◆ **What to work on**: Beneath this line sits some data. Return only its lines from the one holding "Clone this chart in Apache ECharts." through the one holding "var shares = [20.08, 16.30, 0.80, 0.70];", inclusive, exactly, with the images removed.

◆ **Input for this task**:
■ ■ ■ ■

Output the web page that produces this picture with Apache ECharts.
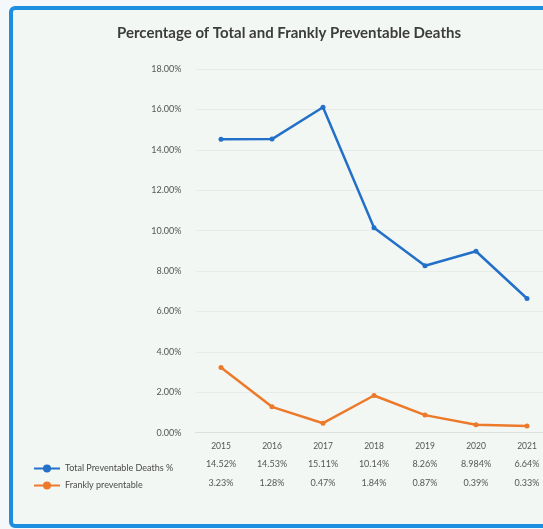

■ ■ ■ ■

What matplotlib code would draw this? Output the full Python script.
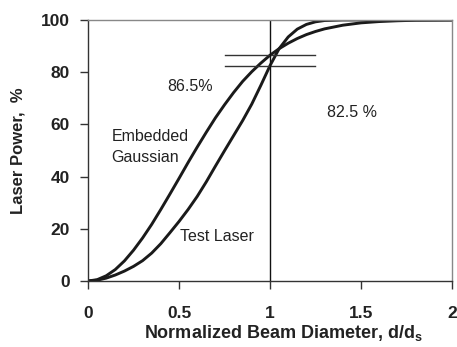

■ ■ ■ ■

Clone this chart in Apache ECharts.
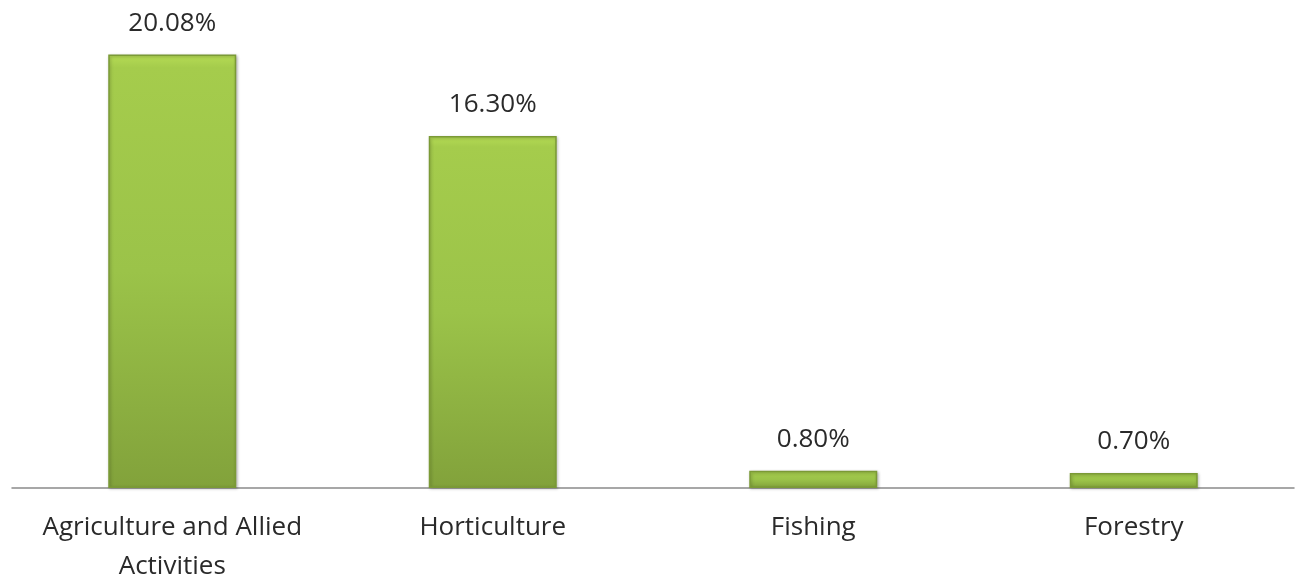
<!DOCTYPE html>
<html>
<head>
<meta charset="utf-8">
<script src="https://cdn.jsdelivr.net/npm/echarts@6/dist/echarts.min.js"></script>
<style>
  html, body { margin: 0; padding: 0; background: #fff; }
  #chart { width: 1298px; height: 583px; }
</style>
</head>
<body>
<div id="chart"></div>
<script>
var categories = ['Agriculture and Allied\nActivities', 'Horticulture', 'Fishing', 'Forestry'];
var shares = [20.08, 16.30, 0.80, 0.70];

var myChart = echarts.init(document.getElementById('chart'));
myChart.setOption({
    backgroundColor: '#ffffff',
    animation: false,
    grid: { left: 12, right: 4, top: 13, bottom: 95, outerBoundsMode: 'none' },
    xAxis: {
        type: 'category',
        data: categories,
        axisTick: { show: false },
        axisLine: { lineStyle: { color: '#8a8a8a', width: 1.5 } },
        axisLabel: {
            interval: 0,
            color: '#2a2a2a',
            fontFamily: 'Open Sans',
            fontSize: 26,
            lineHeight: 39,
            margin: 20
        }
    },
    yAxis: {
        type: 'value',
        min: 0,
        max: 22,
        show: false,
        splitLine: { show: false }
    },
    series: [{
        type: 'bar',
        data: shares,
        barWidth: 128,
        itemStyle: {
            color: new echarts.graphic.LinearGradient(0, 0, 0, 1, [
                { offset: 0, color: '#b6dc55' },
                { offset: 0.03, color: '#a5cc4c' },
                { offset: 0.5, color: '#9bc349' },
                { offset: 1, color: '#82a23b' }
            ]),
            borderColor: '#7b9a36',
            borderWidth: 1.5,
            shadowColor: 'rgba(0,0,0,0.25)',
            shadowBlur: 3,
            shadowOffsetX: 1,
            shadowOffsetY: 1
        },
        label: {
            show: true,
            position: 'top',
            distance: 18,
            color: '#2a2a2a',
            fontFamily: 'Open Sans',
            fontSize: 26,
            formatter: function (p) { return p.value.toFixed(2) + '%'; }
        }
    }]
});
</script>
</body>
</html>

■ ■ ■ ■

◆ **Solution**:
Clone this chart in Apache ECharts.
<!DOCTYPE html>
<html>
<head>
<meta charset="utf-8">
<script src="https://cdn.jsdelivr.net/npm/echarts@6/dist/echarts.min.js"></script>
<style>
  html, body { margin: 0; padding: 0; background: #fff; }
  #chart { width: 1298px; height: 583px; }
</style>
</head>
<body>
<div id="chart"></div>
<script>
var categories = ['Agriculture and Allied\nActivities', 'Horticulture', 'Fishing', 'Forestry'];
var shares = [20.08, 16.30, 0.80, 0.70];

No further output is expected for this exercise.